И кряхтел человеческим голосом. Володя что-то согрел ему, какую-то хорошую пищу, и наболтал туда сырое яйцо. Шарик понюхал и брезгливо попятился.
«Здесь медицина, кажется, должна передоверить свои функции гробовщику, — подумал студент Устименко старой фразой из какой-то статьи. И с ненавистью покосился на „Урок анатомии“. Со злобной ненавистью. — Попробуй-ка светить другим, если даже собаку не можешь выходить. Сгореть самому дело не хитрое, а вот собаку вытащить…»

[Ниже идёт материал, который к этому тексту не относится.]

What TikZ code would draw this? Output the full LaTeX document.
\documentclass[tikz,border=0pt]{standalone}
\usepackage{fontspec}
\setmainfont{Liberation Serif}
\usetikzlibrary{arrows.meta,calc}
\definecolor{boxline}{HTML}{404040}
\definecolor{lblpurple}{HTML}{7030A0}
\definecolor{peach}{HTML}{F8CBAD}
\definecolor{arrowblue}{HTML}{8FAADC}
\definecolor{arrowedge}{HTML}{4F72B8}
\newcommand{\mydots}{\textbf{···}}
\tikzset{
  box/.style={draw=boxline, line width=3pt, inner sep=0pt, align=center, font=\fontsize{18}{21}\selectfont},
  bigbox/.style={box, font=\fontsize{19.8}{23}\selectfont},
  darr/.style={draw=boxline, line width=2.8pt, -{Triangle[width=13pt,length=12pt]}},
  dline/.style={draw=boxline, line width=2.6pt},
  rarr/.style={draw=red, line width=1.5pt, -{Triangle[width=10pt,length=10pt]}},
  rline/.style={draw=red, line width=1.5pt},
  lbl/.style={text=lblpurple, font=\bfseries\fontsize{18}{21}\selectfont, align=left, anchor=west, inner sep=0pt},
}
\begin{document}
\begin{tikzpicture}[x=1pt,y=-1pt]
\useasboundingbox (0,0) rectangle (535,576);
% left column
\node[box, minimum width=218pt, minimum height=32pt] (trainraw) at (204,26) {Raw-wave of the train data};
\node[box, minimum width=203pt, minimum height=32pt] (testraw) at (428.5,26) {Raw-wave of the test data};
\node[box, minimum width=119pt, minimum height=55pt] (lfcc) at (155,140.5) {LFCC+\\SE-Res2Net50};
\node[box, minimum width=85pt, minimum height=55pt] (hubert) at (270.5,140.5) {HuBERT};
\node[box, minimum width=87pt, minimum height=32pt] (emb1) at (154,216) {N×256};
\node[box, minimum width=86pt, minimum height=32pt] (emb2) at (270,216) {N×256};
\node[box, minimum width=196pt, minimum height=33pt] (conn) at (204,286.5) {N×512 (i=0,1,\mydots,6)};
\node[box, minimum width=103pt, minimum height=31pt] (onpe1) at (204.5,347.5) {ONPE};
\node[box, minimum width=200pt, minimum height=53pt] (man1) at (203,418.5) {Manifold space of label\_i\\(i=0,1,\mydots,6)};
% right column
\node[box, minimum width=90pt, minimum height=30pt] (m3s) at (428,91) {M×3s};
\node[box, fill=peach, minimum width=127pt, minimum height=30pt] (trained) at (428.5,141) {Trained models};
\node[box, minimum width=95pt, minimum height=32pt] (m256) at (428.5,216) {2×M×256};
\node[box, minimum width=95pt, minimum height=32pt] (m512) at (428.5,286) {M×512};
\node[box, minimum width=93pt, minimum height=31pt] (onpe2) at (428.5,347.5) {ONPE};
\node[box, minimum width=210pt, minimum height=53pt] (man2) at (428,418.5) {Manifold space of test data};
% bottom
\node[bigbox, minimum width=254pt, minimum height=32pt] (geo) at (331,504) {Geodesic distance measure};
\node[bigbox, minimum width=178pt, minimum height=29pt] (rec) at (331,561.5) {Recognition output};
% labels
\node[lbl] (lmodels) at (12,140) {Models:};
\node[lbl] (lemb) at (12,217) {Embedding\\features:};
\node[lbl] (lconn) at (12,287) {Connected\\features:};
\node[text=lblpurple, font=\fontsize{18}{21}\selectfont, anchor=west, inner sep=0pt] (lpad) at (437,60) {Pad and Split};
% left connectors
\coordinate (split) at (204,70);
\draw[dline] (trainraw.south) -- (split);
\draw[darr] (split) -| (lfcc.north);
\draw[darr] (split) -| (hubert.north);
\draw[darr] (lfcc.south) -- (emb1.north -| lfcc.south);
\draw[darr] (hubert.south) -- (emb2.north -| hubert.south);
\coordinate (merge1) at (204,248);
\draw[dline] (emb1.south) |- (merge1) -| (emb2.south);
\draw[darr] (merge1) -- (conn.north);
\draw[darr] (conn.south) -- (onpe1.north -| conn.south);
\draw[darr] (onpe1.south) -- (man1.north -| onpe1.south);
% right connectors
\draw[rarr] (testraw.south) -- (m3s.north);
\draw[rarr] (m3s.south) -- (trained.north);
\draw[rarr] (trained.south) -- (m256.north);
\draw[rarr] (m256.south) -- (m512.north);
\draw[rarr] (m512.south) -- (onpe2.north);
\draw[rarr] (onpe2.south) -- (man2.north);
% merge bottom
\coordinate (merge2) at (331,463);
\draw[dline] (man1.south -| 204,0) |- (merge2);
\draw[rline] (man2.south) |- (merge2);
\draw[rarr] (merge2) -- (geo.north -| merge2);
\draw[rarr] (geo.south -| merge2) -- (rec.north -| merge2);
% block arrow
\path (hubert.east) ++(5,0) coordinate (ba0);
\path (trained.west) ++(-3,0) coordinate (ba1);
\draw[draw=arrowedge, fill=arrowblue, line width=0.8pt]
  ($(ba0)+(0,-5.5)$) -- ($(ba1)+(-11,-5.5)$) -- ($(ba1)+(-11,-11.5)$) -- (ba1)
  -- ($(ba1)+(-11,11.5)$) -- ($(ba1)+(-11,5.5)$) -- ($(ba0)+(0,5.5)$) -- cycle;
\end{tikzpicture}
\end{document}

…Когда вошла Варвара, он по-прежнему сидел над Шариком и запихивал себе в рот холодную картошку.
— Собачка, — закричала Варвара, — какая собачка! Это ты мне ее купил, да? В подарок, Володечка?
Он ведь ей никогда ничего не дарил. Где там! Он был занят высшими материями, самыми наивысшими. И когда Варя завизжала от счастья, он не нашел ничего лучшего, как прикрикнуть, чтобы она не вопила.